== Given information ==

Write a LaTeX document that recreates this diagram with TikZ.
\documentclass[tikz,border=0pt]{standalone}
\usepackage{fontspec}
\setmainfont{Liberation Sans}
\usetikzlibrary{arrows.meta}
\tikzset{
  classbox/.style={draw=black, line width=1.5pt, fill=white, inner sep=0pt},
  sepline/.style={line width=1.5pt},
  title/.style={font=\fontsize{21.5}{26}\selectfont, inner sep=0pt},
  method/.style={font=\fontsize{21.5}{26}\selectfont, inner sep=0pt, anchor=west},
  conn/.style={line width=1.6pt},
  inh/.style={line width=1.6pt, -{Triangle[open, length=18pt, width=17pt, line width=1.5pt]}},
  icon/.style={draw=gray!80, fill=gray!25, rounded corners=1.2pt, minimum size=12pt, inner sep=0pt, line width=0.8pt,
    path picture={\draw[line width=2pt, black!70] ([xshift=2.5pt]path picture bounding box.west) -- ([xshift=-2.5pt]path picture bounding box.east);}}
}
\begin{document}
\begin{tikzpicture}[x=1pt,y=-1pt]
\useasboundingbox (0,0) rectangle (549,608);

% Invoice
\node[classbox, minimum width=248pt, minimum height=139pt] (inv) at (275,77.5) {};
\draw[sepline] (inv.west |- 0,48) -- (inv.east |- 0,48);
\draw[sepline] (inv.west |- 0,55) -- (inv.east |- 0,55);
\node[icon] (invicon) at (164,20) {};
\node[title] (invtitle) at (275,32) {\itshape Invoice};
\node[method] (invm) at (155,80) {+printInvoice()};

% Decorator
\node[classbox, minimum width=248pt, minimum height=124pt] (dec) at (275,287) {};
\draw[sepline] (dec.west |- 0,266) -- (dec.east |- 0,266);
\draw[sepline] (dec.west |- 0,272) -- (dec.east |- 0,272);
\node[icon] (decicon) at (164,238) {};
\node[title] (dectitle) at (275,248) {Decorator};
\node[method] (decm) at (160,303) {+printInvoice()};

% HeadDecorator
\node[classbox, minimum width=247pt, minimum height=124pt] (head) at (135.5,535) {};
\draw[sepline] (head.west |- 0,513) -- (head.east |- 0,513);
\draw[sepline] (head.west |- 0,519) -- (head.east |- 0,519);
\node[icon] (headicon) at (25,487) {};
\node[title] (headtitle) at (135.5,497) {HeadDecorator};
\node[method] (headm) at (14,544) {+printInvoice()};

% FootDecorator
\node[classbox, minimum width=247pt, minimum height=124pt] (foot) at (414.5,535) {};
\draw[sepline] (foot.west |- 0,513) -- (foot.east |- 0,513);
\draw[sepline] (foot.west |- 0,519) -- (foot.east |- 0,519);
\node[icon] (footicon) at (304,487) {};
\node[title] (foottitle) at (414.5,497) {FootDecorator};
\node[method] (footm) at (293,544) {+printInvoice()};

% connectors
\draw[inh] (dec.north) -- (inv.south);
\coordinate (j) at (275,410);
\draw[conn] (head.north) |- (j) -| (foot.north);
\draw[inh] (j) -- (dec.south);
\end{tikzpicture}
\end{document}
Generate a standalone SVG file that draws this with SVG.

===

= Given instruction =
Your task is to quote the listing above word for word.

= Exercise solution =
Write a LaTeX document that recreates this diagram with TikZ.
\documentclass[tikz,border=0pt]{standalone}
\usepackage{fontspec}
\setmainfont{Liberation Sans}
\usetikzlibrary{arrows.meta}
\tikzset{
  classbox/.style={draw=black, line width=1.5pt, fill=white, inner sep=0pt},
  sepline/.style={line width=1.5pt},
  title/.style={font=\fontsize{21.5}{26}\selectfont, inner sep=0pt},
  method/.style={font=\fontsize{21.5}{26}\selectfont, inner sep=0pt, anchor=west},
  conn/.style={line width=1.6pt},
  inh/.style={line width=1.6pt, -{Triangle[open, length=18pt, width=17pt, line width=1.5pt]}},
  icon/.style={draw=gray!80, fill=gray!25, rounded corners=1.2pt, minimum size=12pt, inner sep=0pt, line width=0.8pt,
    path picture={\draw[line width=2pt, black!70] ([xshift=2.5pt]path picture bounding box.west) -- ([xshift=-2.5pt]path picture bounding box.east);}}
}
\begin{document}
\begin{tikzpicture}[x=1pt,y=-1pt]
\useasboundingbox (0,0) rectangle (549,608);

% Invoice
\node[classbox, minimum width=248pt, minimum height=139pt] (inv) at (275,77.5) {};
\draw[sepline] (inv.west |- 0,48) -- (inv.east |- 0,48);
\draw[sepline] (inv.west |- 0,55) -- (inv.east |- 0,55);
\node[icon] (invicon) at (164,20) {};
\node[title] (invtitle) at (275,32) {\itshape Invoice};
\node[method] (invm) at (155,80) {+printInvoice()};

% Decorator
\node[classbox, minimum width=248pt, minimum height=124pt] (dec) at (275,287) {};
\draw[sepline] (dec.west |- 0,266) -- (dec.east |- 0,266);
\draw[sepline] (dec.west |- 0,272) -- (dec.east |- 0,272);
\node[icon] (decicon) at (164,238) {};
\node[title] (dectitle) at (275,248) {Decorator};
\node[method] (decm) at (160,303) {+printInvoice()};

% HeadDecorator
\node[classbox, minimum width=247pt, minimum height=124pt] (head) at (135.5,535) {};
\draw[sepline] (head.west |- 0,513) -- (head.east |- 0,513);
\draw[sepline] (head.west |- 0,519) -- (head.east |- 0,519);
\node[icon] (headicon) at (25,487) {};
\node[title] (headtitle) at (135.5,497) {HeadDecorator};
\node[method] (headm) at (14,544) {+printInvoice()};

% FootDecorator
\node[classbox, minimum width=247pt, minimum height=124pt] (foot) at (414.5,535) {};
\draw[sepline] (foot.west |- 0,513) -- (foot.east |- 0,513);
\draw[sepline] (foot.west |- 0,519) -- (foot.east |- 0,519);
\node[icon] (footicon) at (304,487) {};
\node[title] (foottitle) at (414.5,497) {FootDecorator};
\node[method] (footm) at (293,544) {+printInvoice()};

% connectors
\draw[inh] (dec.north) -- (inv.south);
\coordinate (j) at (275,410);
\draw[conn] (head.north) |- (j) -| (foot.north);
\draw[inh] (j) -- (dec.south);
\end{tikzpicture}
\end{document}
Generate a standalone SVG file that draws this with SVG.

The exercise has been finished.